Режиссер Плучек, выступая перед показом, назвал Подсекальникова, несмотря ни на что, человеком. Жалким человеком, почти нечеловеком. Но почти.
Закономерно Плучек сослался на героя Гоголя, повторил слова Достоевского, что «все мы вышли из гоголевской „Шинели“».
Но почему же из гоголевской? За несколько лет до Башмачкина появился на улицах Петербурга другой ничтожнейший человечек. Удивительно, что имя ему было Евгений. Создал этот образ автор великого романа в стихах. Мизернее героя «Медного всадника» не представишь себе. В конце произведения он превращается в изгоя, обтрепанного, сошедшего с ума бродягу. Но! Бродяга этот грозит Медному всаднику. Уравнивается с великим императором. Не обратить бы Петру внимания на маленькую блоху, — ан нет, обратил. Сорвался со скалы, помчался вслед, признал соперником.
Англичанин Джонатан Свифт в бессмертных «Путешествиях Гулливера» сотворил фантастический образ йеху, людей, доведенных до ничтожества, грязных, волосатых, омерзительных. Возят они в тележках своих хозяев — лошадей. Но Свифт был величайшим эксцентриком. Он все менял местами. Король лилипутов называет себя грозою и ужасом вселенной, такое же происходит с образом йеху. Они ужасны, но они люди.
Подсекальников, конечно, не йеху. У него любящая жена, на нем чистое белье, но по мышлению — он на самой низкой ступени лестницы. Идеал: «гоголь-моголь». Только подождем с выводами. Евгений (не «гражданин кулис», другой Евгений) бросает вызов царю, Акакий Акакиевич Башмачкин (правда, после смерти) срывает шинели со значительных персон. Подсекальников, тот самый, смиренный Подсекальников, решает, вслед за Петронием, бросить вызов человечеству: уйти из жизни.
Он так ничтожен, так загнан, что решение его — попросту подвиг, достойный японского камикадзе.

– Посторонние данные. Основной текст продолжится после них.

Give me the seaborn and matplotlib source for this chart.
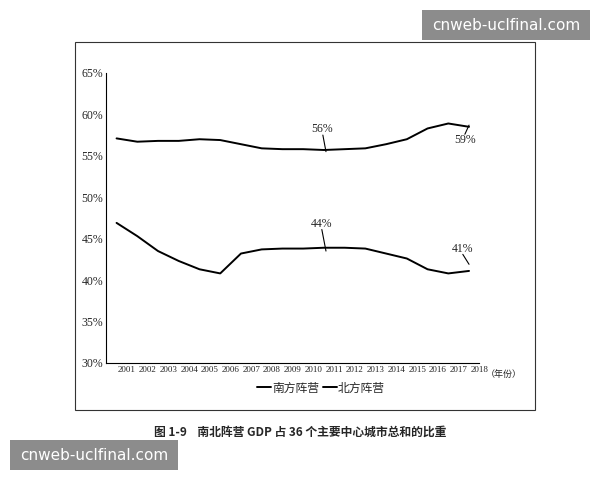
import numpy as np
import pandas as pd
import matplotlib
matplotlib.use("Agg")
import matplotlib.pyplot as plt
import matplotlib.patches as mpatches
import seaborn as sns

years = list(range(2001, 2019))
south = [57.1, 56.7, 56.8, 56.8, 57.0, 56.9, 56.4, 55.9, 55.8, 55.8, 55.7, 55.8, 55.9, 56.4, 57.0, 58.3, 58.9, 58.5]
north = [46.9, 45.3, 43.5, 42.3, 41.3, 40.8, 43.2, 43.7, 43.8, 43.8, 43.9, 43.9, 43.8, 43.2, 42.6, 41.3, 40.8, 41.1]
yticks = [30, 35, 40, 45, 50, 55, 60, 65]

sns.set_theme(style="white")
plt.rcParams["font.family"] = ["Liberation Serif", "Noto Sans CJK SC"]
CJK = ["Noto Sans CJK SC", "DejaVu Sans"]

df = pd.DataFrame({
    "x": np.arange(len(years)) + 0.5,
    "南方阵营": south,
    "北方阵营": north,
}).melt(id_vars="x", var_name="camp", value_name="share")

fig = plt.figure(figsize=(6, 4.8), dpi=100)
fig.patches.append(mpatches.Rectangle((75/600, 1-410/480), 460/600, 368/480,
                                      transform=fig.transFigure, fill=False,
                                      edgecolor="#333333", linewidth=0.8))
ax = fig.add_axes([0.177, 0.244, 0.622, 0.604])
sns.lineplot(data=df, x="x", y="share", hue="camp",
             palette={"南方阵营": "black", "北方阵营": "black"},
             linewidth=1.4, ax=ax, legend=False)

ax.set_xlim(0, len(years))
ax.set_ylim(30, 65)
ax.set_xticks(np.arange(1, len(years) + 1))
ax.set_xticklabels([str(y) for y in years], fontsize=6.5)
ax.set_yticks(yticks)
ax.set_yticklabels([f"{t}%" for t in yticks], fontsize=8.5)
ax.set_xlabel("")
ax.set_ylabel("")
for s in ["top", "right"]:
    ax.spines[s].set_visible(False)
for s in ["left", "bottom"]:
    ax.spines[s].set_color("black")
    ax.spines[s].set_linewidth(0.8)
ax.tick_params(axis="both", length=0, pad=2)
ax.text(len(years) + 0.3, 28.6, "（年份）", fontsize=6.5, family=CJK, va="center")

def note(txt, xy, xytext, start):
    ax.text(xytext[0], xytext[1], txt, fontsize=8.5, ha="center", va="center")
    ax.plot([start[0], xy[0]], [start[1], xy[1]], color="black", lw=0.8)

note("56%", (10.6, 55.5), (10.4, 58.2), (10.45, 57.5))
note("59%", (17.5, 58.7), (17.3, 56.9), (17.3, 57.6))
note("44%", (10.6, 43.5), (10.4, 46.8), (10.4, 46.1))
note("41%", (17.5, 41.9), (17.2, 43.8), (17.2, 43.1))

handles = [plt.Line2D([], [], color="black", lw=1.4) for _ in range(2)]
fig.legend(handles, ["南方阵营", "北方阵营"], loc="center", bbox_to_anchor=(0.535, 1-388/480),
           ncol=2, frameon=False, prop={"family": CJK, "size": 8.5},
           handlelength=1.2, handletextpad=0.1, columnspacing=0.3)

fig.text(0.5, 1-432/480, "图 1-9    南北阵营 GDP 占 36 个主要中心城市总和的比重",
         ha="center", va="center", fontsize=8.5, fontweight="bold", family=CJK)

for (x0, y0) in [(422, 10), (10, 440)]:
    fig.patches.append(mpatches.Rectangle((x0/600, 1-(y0+30)/480), 168/600, 30/480,
                                          transform=fig.transFigure, facecolor="#8c8c8c",
                                          edgecolor="none"))
    fig.text((x0+84)/600, 1-(y0+15)/480, "cnweb-uclfinal.com", ha="center", va="center",
             color="white", fontsize=11, family=["DejaVu Sans"])

fig.savefig("out.png", dpi=100)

Но упоминание о Свифте позволяет вспомнить о другом не менее известном английском авторе. Окруженный людьми, в нетерпении ждущими его самоубийства, Подсекальников сидит молча, как в трансе, и только вдруг, запинаясь, задает вопрос: «Который час?» И так же вдруг задает другой, невероятный для подсекальниковых и гулячкиных вопрос: «А есть ли она, загробная жизнь?» Так ведь об этом спрашивал актер в театре «Глобус», человек, являющийся, вероятно, самым знаменитым человеком на земле.